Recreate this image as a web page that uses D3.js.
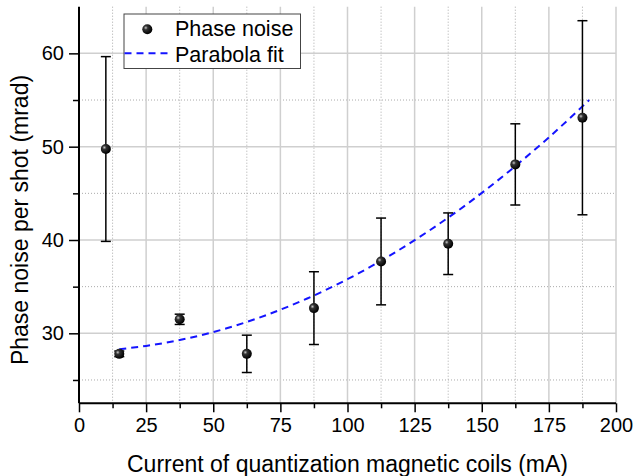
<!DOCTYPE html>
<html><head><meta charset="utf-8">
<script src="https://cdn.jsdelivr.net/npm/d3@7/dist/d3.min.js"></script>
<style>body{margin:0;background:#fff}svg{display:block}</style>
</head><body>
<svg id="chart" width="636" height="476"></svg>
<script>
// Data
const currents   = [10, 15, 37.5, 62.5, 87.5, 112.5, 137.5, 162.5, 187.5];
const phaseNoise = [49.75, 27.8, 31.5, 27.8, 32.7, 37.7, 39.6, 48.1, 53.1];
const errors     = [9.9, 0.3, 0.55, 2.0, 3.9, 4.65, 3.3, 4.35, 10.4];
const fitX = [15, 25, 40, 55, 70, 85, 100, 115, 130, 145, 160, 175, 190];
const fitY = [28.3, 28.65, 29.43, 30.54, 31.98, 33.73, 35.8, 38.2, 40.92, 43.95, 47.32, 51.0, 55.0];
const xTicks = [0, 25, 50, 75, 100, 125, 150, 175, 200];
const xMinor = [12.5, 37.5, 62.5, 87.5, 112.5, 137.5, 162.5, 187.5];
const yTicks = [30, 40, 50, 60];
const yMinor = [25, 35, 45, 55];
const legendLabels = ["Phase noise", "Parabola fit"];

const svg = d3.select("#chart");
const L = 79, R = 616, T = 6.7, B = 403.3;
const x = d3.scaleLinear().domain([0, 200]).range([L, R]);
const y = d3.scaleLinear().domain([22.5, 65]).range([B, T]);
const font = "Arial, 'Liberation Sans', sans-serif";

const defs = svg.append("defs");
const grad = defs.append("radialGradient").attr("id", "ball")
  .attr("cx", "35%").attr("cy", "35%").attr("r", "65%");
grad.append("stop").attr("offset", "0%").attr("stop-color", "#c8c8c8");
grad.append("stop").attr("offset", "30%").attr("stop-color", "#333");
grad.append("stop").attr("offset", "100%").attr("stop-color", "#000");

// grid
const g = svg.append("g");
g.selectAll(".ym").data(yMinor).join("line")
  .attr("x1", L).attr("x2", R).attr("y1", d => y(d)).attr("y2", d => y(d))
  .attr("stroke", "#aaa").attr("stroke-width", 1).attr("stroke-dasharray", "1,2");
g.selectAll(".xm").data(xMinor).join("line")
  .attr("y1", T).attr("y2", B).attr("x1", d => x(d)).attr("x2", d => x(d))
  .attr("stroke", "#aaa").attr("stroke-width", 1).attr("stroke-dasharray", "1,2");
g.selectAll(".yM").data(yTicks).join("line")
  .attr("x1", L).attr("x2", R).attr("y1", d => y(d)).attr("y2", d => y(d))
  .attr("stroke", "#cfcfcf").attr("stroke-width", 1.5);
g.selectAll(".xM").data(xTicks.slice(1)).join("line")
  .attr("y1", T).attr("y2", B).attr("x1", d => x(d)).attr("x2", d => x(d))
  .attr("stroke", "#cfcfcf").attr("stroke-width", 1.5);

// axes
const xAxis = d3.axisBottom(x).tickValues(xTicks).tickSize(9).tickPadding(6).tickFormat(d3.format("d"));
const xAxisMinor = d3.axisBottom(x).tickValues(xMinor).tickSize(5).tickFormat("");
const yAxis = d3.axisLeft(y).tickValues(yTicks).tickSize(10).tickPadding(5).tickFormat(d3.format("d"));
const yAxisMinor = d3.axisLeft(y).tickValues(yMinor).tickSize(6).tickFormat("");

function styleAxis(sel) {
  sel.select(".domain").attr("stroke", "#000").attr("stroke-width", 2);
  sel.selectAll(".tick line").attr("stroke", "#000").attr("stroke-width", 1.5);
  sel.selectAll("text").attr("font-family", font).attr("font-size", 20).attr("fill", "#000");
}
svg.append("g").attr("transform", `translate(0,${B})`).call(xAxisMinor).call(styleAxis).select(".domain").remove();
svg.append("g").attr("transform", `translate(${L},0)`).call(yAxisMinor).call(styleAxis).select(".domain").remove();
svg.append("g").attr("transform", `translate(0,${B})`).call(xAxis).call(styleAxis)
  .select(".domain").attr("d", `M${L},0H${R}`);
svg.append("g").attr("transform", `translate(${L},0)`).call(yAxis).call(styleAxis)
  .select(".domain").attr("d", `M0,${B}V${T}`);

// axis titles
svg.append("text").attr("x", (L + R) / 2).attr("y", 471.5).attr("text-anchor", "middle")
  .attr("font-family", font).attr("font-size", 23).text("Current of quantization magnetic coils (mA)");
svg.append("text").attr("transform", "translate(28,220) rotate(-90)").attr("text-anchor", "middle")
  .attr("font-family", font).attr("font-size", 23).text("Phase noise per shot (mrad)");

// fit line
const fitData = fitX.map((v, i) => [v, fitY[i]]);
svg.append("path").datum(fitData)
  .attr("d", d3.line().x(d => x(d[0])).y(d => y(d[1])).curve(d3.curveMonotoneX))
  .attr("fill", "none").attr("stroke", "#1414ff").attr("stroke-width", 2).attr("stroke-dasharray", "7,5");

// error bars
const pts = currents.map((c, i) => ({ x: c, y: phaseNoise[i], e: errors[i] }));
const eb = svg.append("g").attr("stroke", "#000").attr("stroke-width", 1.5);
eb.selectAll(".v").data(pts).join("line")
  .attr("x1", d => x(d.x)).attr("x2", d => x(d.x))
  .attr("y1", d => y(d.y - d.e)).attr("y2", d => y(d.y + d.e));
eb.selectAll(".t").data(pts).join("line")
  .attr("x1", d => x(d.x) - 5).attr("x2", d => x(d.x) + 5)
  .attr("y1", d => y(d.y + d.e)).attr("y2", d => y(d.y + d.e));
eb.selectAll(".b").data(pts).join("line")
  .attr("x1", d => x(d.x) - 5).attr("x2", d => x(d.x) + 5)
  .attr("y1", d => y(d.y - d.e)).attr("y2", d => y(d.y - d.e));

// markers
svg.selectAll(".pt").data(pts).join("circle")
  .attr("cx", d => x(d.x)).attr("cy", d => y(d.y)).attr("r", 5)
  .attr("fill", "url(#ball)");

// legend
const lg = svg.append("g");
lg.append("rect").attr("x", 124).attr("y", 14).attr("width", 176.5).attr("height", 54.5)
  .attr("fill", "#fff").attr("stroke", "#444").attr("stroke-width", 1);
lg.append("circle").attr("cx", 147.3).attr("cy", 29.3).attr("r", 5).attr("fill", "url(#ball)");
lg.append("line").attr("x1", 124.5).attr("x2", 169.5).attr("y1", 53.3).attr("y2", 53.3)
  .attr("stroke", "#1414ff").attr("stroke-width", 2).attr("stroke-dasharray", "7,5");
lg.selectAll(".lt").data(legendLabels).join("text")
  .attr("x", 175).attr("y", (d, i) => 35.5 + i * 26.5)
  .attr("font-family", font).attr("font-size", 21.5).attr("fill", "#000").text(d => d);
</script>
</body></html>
____
--- Exercise requirements ---
Write out the whole listing exactly, and drop the pictures.

--- Output ---
Recreate this image as a web page that uses D3.js.
<!DOCTYPE html>
<html><head><meta charset="utf-8">
<script src="https://cdn.jsdelivr.net/npm/d3@7/dist/d3.min.js"></script>
<style>body{margin:0;background:#fff}svg{display:block}</style>
</head><body>
<svg id="chart" width="636" height="476"></svg>
<script>
// Data
const currents   = [10, 15, 37.5, 62.5, 87.5, 112.5, 137.5, 162.5, 187.5];
const phaseNoise = [49.75, 27.8, 31.5, 27.8, 32.7, 37.7, 39.6, 48.1, 53.1];
const errors     = [9.9, 0.3, 0.55, 2.0, 3.9, 4.65, 3.3, 4.35, 10.4];
const fitX = [15, 25, 40, 55, 70, 85, 100, 115, 130, 145, 160, 175, 190];
const fitY = [28.3, 28.65, 29.43, 30.54, 31.98, 33.73, 35.8, 38.2, 40.92, 43.95, 47.32, 51.0, 55.0];
const xTicks = [0, 25, 50, 75, 100, 125, 150, 175, 200];
const xMinor = [12.5, 37.5, 62.5, 87.5, 112.5, 137.5, 162.5, 187.5];
const yTicks = [30, 40, 50, 60];
const yMinor = [25, 35, 45, 55];
const legendLabels = ["Phase noise", "Parabola fit"];

const svg = d3.select("#chart");
const L = 79, R = 616, T = 6.7, B = 403.3;
const x = d3.scaleLinear().domain([0, 200]).range([L, R]);
const y = d3.scaleLinear().domain([22.5, 65]).range([B, T]);
const font = "Arial, 'Liberation Sans', sans-serif";

const defs = svg.append("defs");
const grad = defs.append("radialGradient").attr("id", "ball")
  .attr("cx", "35%").attr("cy", "35%").attr("r", "65%");
grad.append("stop").attr("offset", "0%").attr("stop-color", "#c8c8c8");
grad.append("stop").attr("offset", "30%").attr("stop-color", "#333");
grad.append("stop").attr("offset", "100%").attr("stop-color", "#000");

// grid
const g = svg.append("g");
g.selectAll(".ym").data(yMinor).join("line")
  .attr("x1", L).attr("x2", R).attr("y1", d => y(d)).attr("y2", d => y(d))
  .attr("stroke", "#aaa").attr("stroke-width", 1).attr("stroke-dasharray", "1,2");
g.selectAll(".xm").data(xMinor).join("line")
  .attr("y1", T).attr("y2", B).attr("x1", d => x(d)).attr("x2", d => x(d))
  .attr("stroke", "#aaa").attr("stroke-width", 1).attr("stroke-dasharray", "1,2");
g.selectAll(".yM").data(yTicks).join("line")
  .attr("x1", L).attr("x2", R).attr("y1", d => y(d)).attr("y2", d => y(d))
  .attr("stroke", "#cfcfcf").attr("stroke-width", 1.5);
g.selectAll(".xM").data(xTicks.slice(1)).join("line")
  .attr("y1", T).attr("y2", B).attr("x1", d => x(d)).attr("x2", d => x(d))
  .attr("stroke", "#cfcfcf").attr("stroke-width", 1.5);

// axes
const xAxis = d3.axisBottom(x).tickValues(xTicks).tickSize(9).tickPadding(6).tickFormat(d3.format("d"));
const xAxisMinor = d3.axisBottom(x).tickValues(xMinor).tickSize(5).tickFormat("");
const yAxis = d3.axisLeft(y).tickValues(yTicks).tickSize(10).tickPadding(5).tickFormat(d3.format("d"));
const yAxisMinor = d3.axisLeft(y).tickValues(yMinor).tickSize(6).tickFormat("");

function styleAxis(sel) {
  sel.select(".domain").attr("stroke", "#000").attr("stroke-width", 2);
  sel.selectAll(".tick line").attr("stroke", "#000").attr("stroke-width", 1.5);
  sel.selectAll("text").attr("font-family", font).attr("font-size", 20).attr("fill", "#000");
}
svg.append("g").attr("transform", `translate(0,${B})`).call(xAxisMinor).call(styleAxis).select(".domain").remove();
svg.append("g").attr("transform", `translate(${L},0)`).call(yAxisMinor).call(styleAxis).select(".domain").remove();
svg.append("g").attr("transform", `translate(0,${B})`).call(xAxis).call(styleAxis)
  .select(".domain").attr("d", `M${L},0H${R}`);
svg.append("g").attr("transform", `translate(${L},0)`).call(yAxis).call(styleAxis)
  .select(".domain").attr("d", `M0,${B}V${T}`);

// axis titles
svg.append("text").attr("x", (L + R) / 2).attr("y", 471.5).attr("text-anchor", "middle")
  .attr("font-family", font).attr("font-size", 23).text("Current of quantization magnetic coils (mA)");
svg.append("text").attr("transform", "translate(28,220) rotate(-90)").attr("text-anchor", "middle")
  .attr("font-family", font).attr("font-size", 23).text("Phase noise per shot (mrad)");

// fit line
const fitData = fitX.map((v, i) => [v, fitY[i]]);
svg.append("path").datum(fitData)
  .attr("d", d3.line().x(d => x(d[0])).y(d => y(d[1])).curve(d3.curveMonotoneX))
  .attr("fill", "none").attr("stroke", "#1414ff").attr("stroke-width", 2).attr("stroke-dasharray", "7,5");

// error bars
const pts = currents.map((c, i) => ({ x: c, y: phaseNoise[i], e: errors[i] }));
const eb = svg.append("g").attr("stroke", "#000").attr("stroke-width", 1.5);
eb.selectAll(".v").data(pts).join("line")
  .attr("x1", d => x(d.x)).attr("x2", d => x(d.x))
  .attr("y1", d => y(d.y - d.e)).attr("y2", d => y(d.y + d.e));
eb.selectAll(".t").data(pts).join("line")
  .attr("x1", d => x(d.x) - 5).attr("x2", d => x(d.x) + 5)
  .attr("y1", d => y(d.y + d.e)).attr("y2", d => y(d.y + d.e));
eb.selectAll(".b").data(pts).join("line")
  .attr("x1", d => x(d.x) - 5).attr("x2", d => x(d.x) + 5)
  .attr("y1", d => y(d.y - d.e)).attr("y2", d => y(d.y - d.e));

// markers
svg.selectAll(".pt").data(pts).join("circle")
  .attr("cx", d => x(d.x)).attr("cy", d => y(d.y)).attr("r", 5)
  .attr("fill", "url(#ball)");

// legend
const lg = svg.append("g");
lg.append("rect").attr("x", 124).attr("y", 14).attr("width", 176.5).attr("height", 54.5)
  .attr("fill", "#fff").attr("stroke", "#444").attr("stroke-width", 1);
lg.append("circle").attr("cx", 147.3).attr("cy", 29.3).attr("r", 5).attr("fill", "url(#ball)");
lg.append("line").attr("x1", 124.5).attr("x2", 169.5).attr("y1", 53.3).attr("y2", 53.3)
  .attr("stroke", "#1414ff").attr("stroke-width", 2).attr("stroke-dasharray", "7,5");
lg.selectAll(".lt").data(legendLabels).join("text")
  .attr("x", 175).attr("y", (d, i) => 35.5 + i * 26.5)
  .attr("font-family", font).attr("font-size", 21.5).attr("fill", "#000").text(d => d);
</script>
</body></html>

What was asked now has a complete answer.